The contest will offer a $10,000 prize, called the Bridge Award, for the best full-length play written by an active duty service member or veteran. It’s being put on by Arts in the Armed Forces, a nonprofit Driver founded in 2008 to serve as a matchmaker between mil vets and influencers in the arts.

“There’s no reason to think that this community doesn’t have anything to say,” Driver, told The New York Times in November. “Maybe they don’t have access to another way of saying it.”

In addition to the 10-large, the winner will see their play performed by professional actors in New York or at their military base — if they’re still in uniform — and will be honored at an Arts in the Armed Forces show on Broadway in November 2018, according to Stars and Stripes. Submissions for the contest don’t need to have a military theme, but they’re due by March 1.

Driver joined the Marines shortly after 9/11 and served just under three years as a mortarman, before he was medically discharged following a mountain biking accident that broke his sternum. After wartime service was no longer an option for Driver, he went on to study drama at the Juilliard School in New York City.

Related: From Marine Grunt To Star Wars Villain: A Conversation With Adam Driver »
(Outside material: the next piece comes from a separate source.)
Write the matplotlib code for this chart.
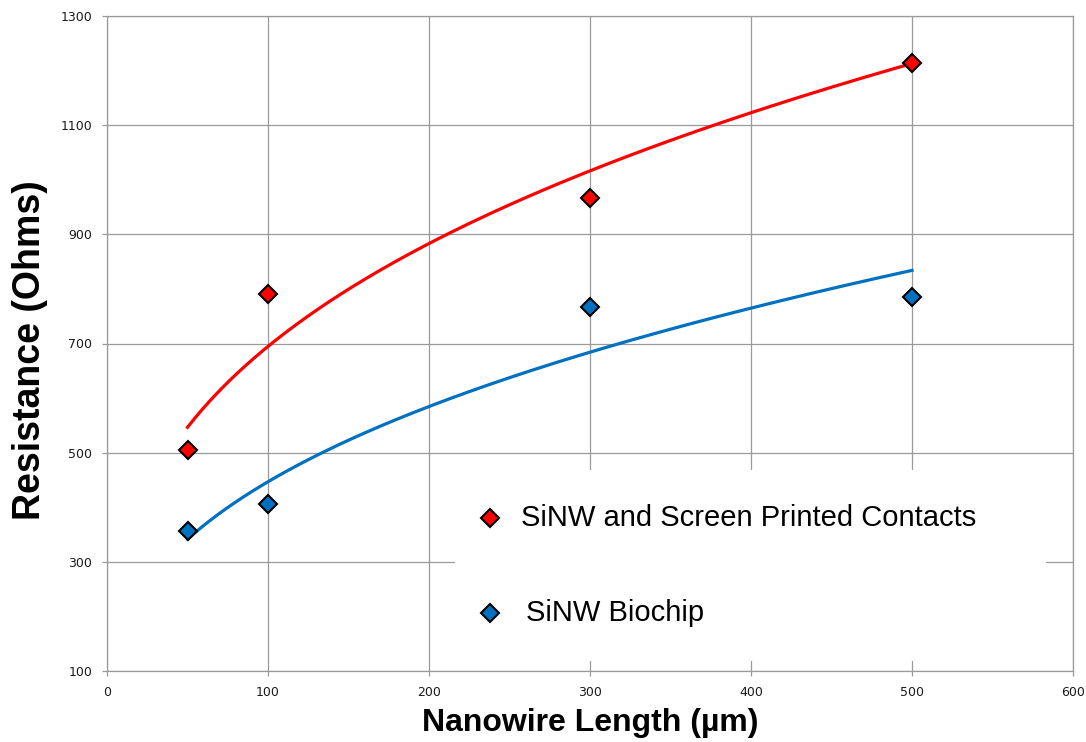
import numpy as np
import matplotlib
matplotlib.use('Agg')
import matplotlib.pyplot as plt
from matplotlib.patches import Rectangle

# Nanowire length (um) and measured resistance (Ohms)
length = np.array([50, 100, 300, 500])
res_screen = np.array([505, 790, 967, 1213])
res_biochip = np.array([356, 406, 766, 786])

labels = ['SiNW and Screen Printed Contacts', 'SiNW Biochip']
colors = ['#FF0000', '#0070C0']

fig = plt.figure(figsize=(10.86, 7.42), dpi=100)
ax = fig.add_axes([107 / 1086, 1 - 671 / 742, 966 / 1086, 655 / 742])

xs = np.linspace(50, 500, 200)
for yy, col in zip([res_screen, res_biochip], colors):
    # power-law trend line (as in Excel)
    b, a = np.polyfit(np.log(length), np.log(yy), 1)
    ax.plot(xs, np.exp(a) * xs ** b, color=col, lw=2.3, zorder=3)
    ax.plot(length, yy, ls='none', marker='D', ms=9.5, mfc=col, mec='k', mew=1.5, zorder=4)

ax.set_xlim(0, 600)
ax.set_ylim(100, 1300)
ax.set_xticks(np.arange(0, 601, 100))
ax.set_yticks(np.arange(100, 1301, 200))
ax.grid(True, color='#9a9a9a', lw=0.9, zorder=0)
ax.set_axisbelow(True)
for s in ax.spines.values():
    s.set_color('#9a9a9a')
    s.set_linewidth(0.9)
ax.tick_params(direction='out', length=3.5, width=0.9, color='#9a9a9a',
               labelsize=9, labelcolor='#1a1a1a', pad=7)

# white legend box covering the grid
ax.add_patch(Rectangle((0.3602, 0.0153), 0.612, 0.2916, transform=ax.transAxes,
                       facecolor='white', edgecolor='none', zorder=5))
leg_y = [0.2336, 0.0885]
leg_tx = [0.4286, 0.4337]
for lab, col, ly, tx in zip(labels, colors, leg_y, leg_tx):
    ax.plot([0.3965], [ly], transform=ax.transAxes, marker='D', ms=9, mfc=col,
            mec='k', mew=1.5, ls='none', zorder=6, clip_on=False)
    ax.text(tx, ly, lab, transform=ax.transAxes, fontsize=21, family='Liberation Sans',
            va='center', ha='left', zorder=6)

fig.text(30 / 1086, 1 - 350 / 742, 'Resistance (Ohms)', rotation=90, ha='center', va='center',
         fontsize=27, fontweight='bold', family='Liberation Sans')
fig.text(590 / 1086, 1 - 723 / 742, 'Nanowire Length (µm)', ha='center', va='center',
         fontsize=23, fontweight='bold', family='Liberation Sans')

fig.savefig('out.png', dpi=100)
“Suddenly I was exposed to playwrights and these characters and these plays. And for the first time, I became aware of the value of expressing yourself and putting language to feelings,” Driver told Task & Purpose in April 2016. “It felt like that was missing from my military experience.”

In the years since, he’s maintained strong ties with the military community, both on and off the set.

While the military has a reputation as a community of jocks rather than film and theater buffs, there’s a number of burgeoning writers and artists in uniform; some services, like the Marines — sometimes we write with Crayons instead of just eating them — have tapped into this nascent nerd community for ideas on what future wars might look like.

It’s this cohort of creatives that Driver is keen to tap into — and provide an outlet for.

“The military has acronyms for acronyms that can explain everything,” Driver told the Times. “But when it comes to explaining an experience, a post-traumatic experience, there’s not a lot of opportunities.”

For those interested in submitting a screenplay, submissions are open from Dec. 1 to March 1 on the Arts in the Armed Forces website.